等々の理由により、「人狼ゲームが好きだ」って人に手放しにオススメできるゲーム性でもなければ、「人狼ゲームは苦手だ」という人だからと言ってオススメできないわけでもない。
私はむしろいわゆるカードゲームや、コマンドRPGの戦闘に近い感触を覚えた。
シナリオについて
前述したように本作はいわゆる「ループもの」である。
もっといえば「最初からループものだと分かっているループもの」だ。
「実はこの世界はループしているのだ!」
「マジか!!!!!」
といった驚きはない。
最近だと『DEATH LOOP』『Twelve Minutes』あたりと一緒だね。
主人公は繰り返されるループの檻からの脱出を目指し、何度も何度も死んだり、生き残ってはループさせられたりをくりかえすことになる。
大局的に見ればひとつひとつの人狼ゲームの勝敗はどうでもいいともいえるかもしれない。

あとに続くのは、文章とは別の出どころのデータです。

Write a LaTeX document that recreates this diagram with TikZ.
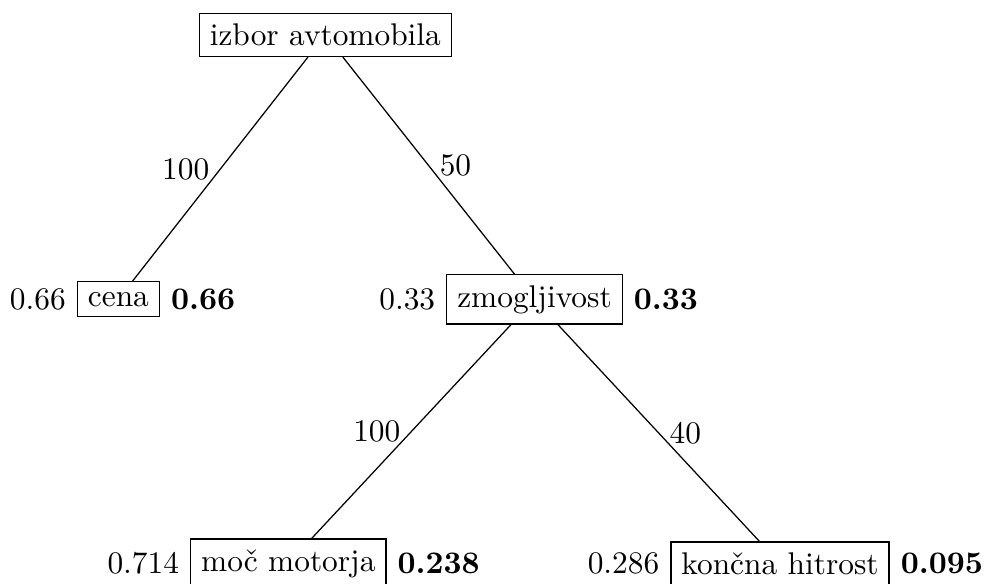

展開も「鬱ゲー」のようなシリアスさは薄く、コミカルな展開も少なくないため、殺し合い騙しあいの胸糞の悪さはほとんど感じない。
世界観について
舞台は現代から数百年先の未来で長距離を航行する宇宙船。
ときたまよく意味の分からない難しい単語、いわば「SF用語」が散見されるが、いわゆる「ガチなSF」からすればむしろとてもわかりやすく、
万人に受け入れられやすいキャッチーな世界観だと感じた。
どう見てもネタキャラにしか見えない見た目のヤツもいたりする。
宇宙、未来っぽさをカジュアルに楽しめるレベルのライトなSFと言って問題はなさそうだ。
キャラクターについて
主人公は性別選択可能、名前変更可能で、セリフを勝手にペラペラ喋ることはない。
FF主人公かドラクエ主人公でいえばドラクエ型の主人公だ。
そのため、プレイヤー=主人公と捉えやすいつくりだ。
俺は男主人公でやったが、人狼ゲームの展開次第では女性キャラとのロマンスもあり、ギャルゲーに近いと感じた。
男女問わず個性的なキャラクターたちと仲良くなったり敵対したりを繰り返すので俺の中では「キャラゲー」という印象が強い。
ちなみに「キャラゲー」とは「キャラクター自体の魅力が、ゲーム全体の魅力の多くの割合を占めるもの」と俺は定義している。
いろいろな方向性のキャラがいるが、どのキャラクターも誰かの「推し」になれるような魅力を感じる作品だったし、
むしろ「お気に入りのキャラクター」が一人も見つからなかったなら、このゲームはそのプレイヤーにとっては退屈なものになるかもしれない。
その他の要素について
- UIは少し不親切な部分もあるかもしれないがOKなレベル。
- キーコンフィグはキーボード+マウスでやる場合は設定の不自由だ。(特にホイールアップにバックログを割り当てられないのは”PCでノベルゲームをよく嗜む人”にとってはキツいものがある)
- お金掛かってるなとは思わないがノベルゲーム的な演出のセンスは良い。
- 音楽自体の良し悪しは俺には分からないが、BGMで不快になるようなものはなく、多分音楽的には良い作品なんじゃないだろうか。
- SEは小気味よく感じるようにしっかりと調整されているし、ゲーム性の補助的な役割もしっかりこなしていた。この辺は古来より続く推理系ゲームの文脈に即したものだろう。
- キャラクター、背景問わずイラストは魅力的だし、特徴的なので没個性的だとは1ミリも思わなかった。
- メインストーリーの進行にランダム要素があったり、次にやるべきこと分かりにくい部分もあったが、ヒントは多く与えられていたので不愉快さは少なかった。
- とはいえ終盤にダレてくることはあったのでWikiを見てしまったが、ネタバレに配慮した段階的なヒントがすぐに発見できた。有志に感謝。